**Your instructions**
Copy all of the material exactly. Pictures are not to appear in the copy.

**Information shown**

(begin)

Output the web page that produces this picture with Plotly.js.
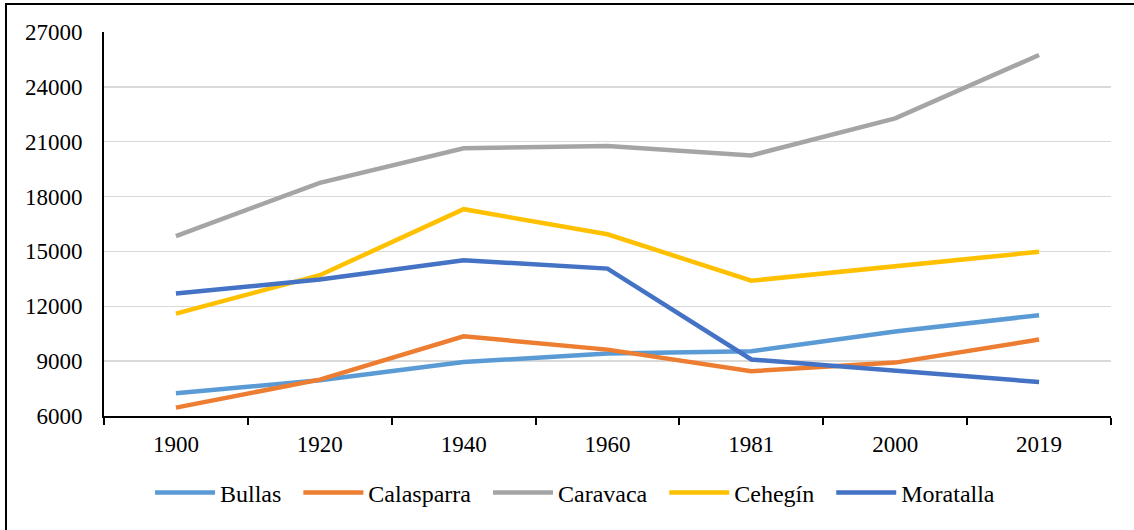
<!DOCTYPE html>
<html>
<head>
<meta charset="utf-8">
<script src="https://cdn.plot.ly/plotly-3.0.1.min.js"></script>
<style>
  html, body { margin: 0; padding: 0; background: #fff; }
  #chart { width: 1134px; height: 530px; }
  #frame { position: absolute; left: 5px; top: 3px; right: 0; bottom: 0;
           border-left: 2px solid #000; border-top: 2px solid #000; pointer-events: none; }
</style>
</head>
<body>
<div id="chart"></div>
<div id="frame"></div>
<script>
const years = ["1900", "1920", "1940", "1960", "1981", "2000", "2019"];
const bullas     = [7250, 7950, 8950, 9420, 9540, 10620, 11510];
const calasparra = [6460, 7990, 10360, 9630, 8450, 8920, 10180];
const caravaca   = [15840, 18750, 20640, 20760, 20250, 22280, 25740];
const cehegin    = [11600, 13700, 17310, 15940, 13400, 14160, 14980];
const moratalla  = [12700, 13460, 14520, 14060, 9090, 8460, 7860];

const names  = ["Bullas", "Calasparra", "Caravaca", "Cehegín", "Moratalla"];
const series = [bullas, calasparra, caravaca, cehegin, moratalla];
const colors = ["#5B9BD5", "#ED7D31", "#A5A5A5", "#FFC000", "#4472C4"];

const fam = "Liberation Serif";
const tickFont = { family: fam, size: 23, color: "#000" };
const legendFont = { family: fam, size: 24, color: "#000" };

const traces = series.map((s, i) => ({
  x: years, y: s, name: names[i] + "\u00a0\u00a0", type: "scatter", mode: "lines",
  line: { color: colors[i], width: 4.5 }
}));

const boundaries = years.map((_, i) => i - 0.5).concat([years.length - 0.5]);

const layout = {
  width: 1134, height: 530,
  margin: { l: 104, r: 23, t: 32, b: 114 },
  paper_bgcolor: "#fff", plot_bgcolor: "#fff",
  font: tickFont,
  showlegend: true,
  legend: { orientation: "h", x: 0.0457, xanchor: "left", y: -0.2, yanchor: "middle",
            font: legendFont, itemwidth: 60, traceorder: "normal" },
  xaxis: {
    type: "category", categoryarray: years, range: [-0.5, 6.5],
    showline: true, linecolor: "#000", linewidth: 2,
    ticks: "outside", ticklen: 7, tickwidth: 2, tickcolor: "#000",
    tickson: "boundaries", showgrid: false, zeroline: false,
    tickfont: tickFont, ticklabelstandoff: 6
  },
  xaxis2: {
    overlaying: "x", anchor: "y", range: [-0.5, 6.5], type: "linear",
    tickmode: "array", tickvals: boundaries, ticks: "inside", ticklen: 7, tickwidth: 2,
    tickcolor: "#000", showticklabels: false, showgrid: false, zeroline: false, showline: false
  },
  yaxis: {
    range: [6000, 27000], tickmode: "linear", tick0: 6000, dtick: 3000,
    tickformat: "d", exponentformat: "none",
    showline: true, linecolor: "#000", linewidth: 2,
    showgrid: true, gridcolor: "#D9D9D9", gridwidth: 1.5,
    ticks: "", zeroline: false, tickfont: tickFont, ticklabelstandoff: 15
  }
};

Plotly.newPlot("chart", traces, layout, { displayModeBar: false, staticPlot: true });
</script>
</body>
</html>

(end)

**Response**
Output the web page that produces this picture with Plotly.js.
<!DOCTYPE html>
<html>
<head>
<meta charset="utf-8">
<script src="https://cdn.plot.ly/plotly-3.0.1.min.js"></script>
<style>
  html, body { margin: 0; padding: 0; background: #fff; }
  #chart { width: 1134px; height: 530px; }
  #frame { position: absolute; left: 5px; top: 3px; right: 0; bottom: 0;
           border-left: 2px solid #000; border-top: 2px solid #000; pointer-events: none; }
</style>
</head>
<body>
<div id="chart"></div>
<div id="frame"></div>
<script>
const years = ["1900", "1920", "1940", "1960", "1981", "2000", "2019"];
const bullas     = [7250, 7950, 8950, 9420, 9540, 10620, 11510];
const calasparra = [6460, 7990, 10360, 9630, 8450, 8920, 10180];
const caravaca   = [15840, 18750, 20640, 20760, 20250, 22280, 25740];
const cehegin    = [11600, 13700, 17310, 15940, 13400, 14160, 14980];
const moratalla  = [12700, 13460, 14520, 14060, 9090, 8460, 7860];

const names  = ["Bullas", "Calasparra", "Caravaca", "Cehegín", "Moratalla"];
const series = [bullas, calasparra, caravaca, cehegin, moratalla];
const colors = ["#5B9BD5", "#ED7D31", "#A5A5A5", "#FFC000", "#4472C4"];

const fam = "Liberation Serif";
const tickFont = { family: fam, size: 23, color: "#000" };
const legendFont = { family: fam, size: 24, color: "#000" };

const traces = series.map((s, i) => ({
  x: years, y: s, name: names[i] + "\u00a0\u00a0", type: "scatter", mode: "lines",
  line: { color: colors[i], width: 4.5 }
}));

const boundaries = years.map((_, i) => i - 0.5).concat([years.length - 0.5]);

const layout = {
  width: 1134, height: 530,
  margin: { l: 104, r: 23, t: 32, b: 114 },
  paper_bgcolor: "#fff", plot_bgcolor: "#fff",
  font: tickFont,
  showlegend: true,
  legend: { orientation: "h", x: 0.0457, xanchor: "left", y: -0.2, yanchor: "middle",
            font: legendFont, itemwidth: 60, traceorder: "normal" },
  xaxis: {
    type: "category", categoryarray: years, range: [-0.5, 6.5],
    showline: true, linecolor: "#000", linewidth: 2,
    ticks: "outside", ticklen: 7, tickwidth: 2, tickcolor: "#000",
    tickson: "boundaries", showgrid: false, zeroline: false,
    tickfont: tickFont, ticklabelstandoff: 6
  },
  xaxis2: {
    overlaying: "x", anchor: "y", range: [-0.5, 6.5], type: "linear",
    tickmode: "array", tickvals: boundaries, ticks: "inside", ticklen: 7, tickwidth: 2,
    tickcolor: "#000", showticklabels: false, showgrid: false, zeroline: false, showline: false
  },
  yaxis: {
    range: [6000, 27000], tickmode: "linear", tick0: 6000, dtick: 3000,
    tickformat: "d", exponentformat: "none",
    showline: true, linecolor: "#000", linewidth: 2,
    showgrid: true, gridcolor: "#D9D9D9", gridwidth: 1.5,
    ticks: "", zeroline: false, tickfont: tickFont, ticklabelstandoff: 15
  }
};

Plotly.newPlot("chart", traces, layout, { displayModeBar: false, staticPlot: true });
</script>
</body>
</html>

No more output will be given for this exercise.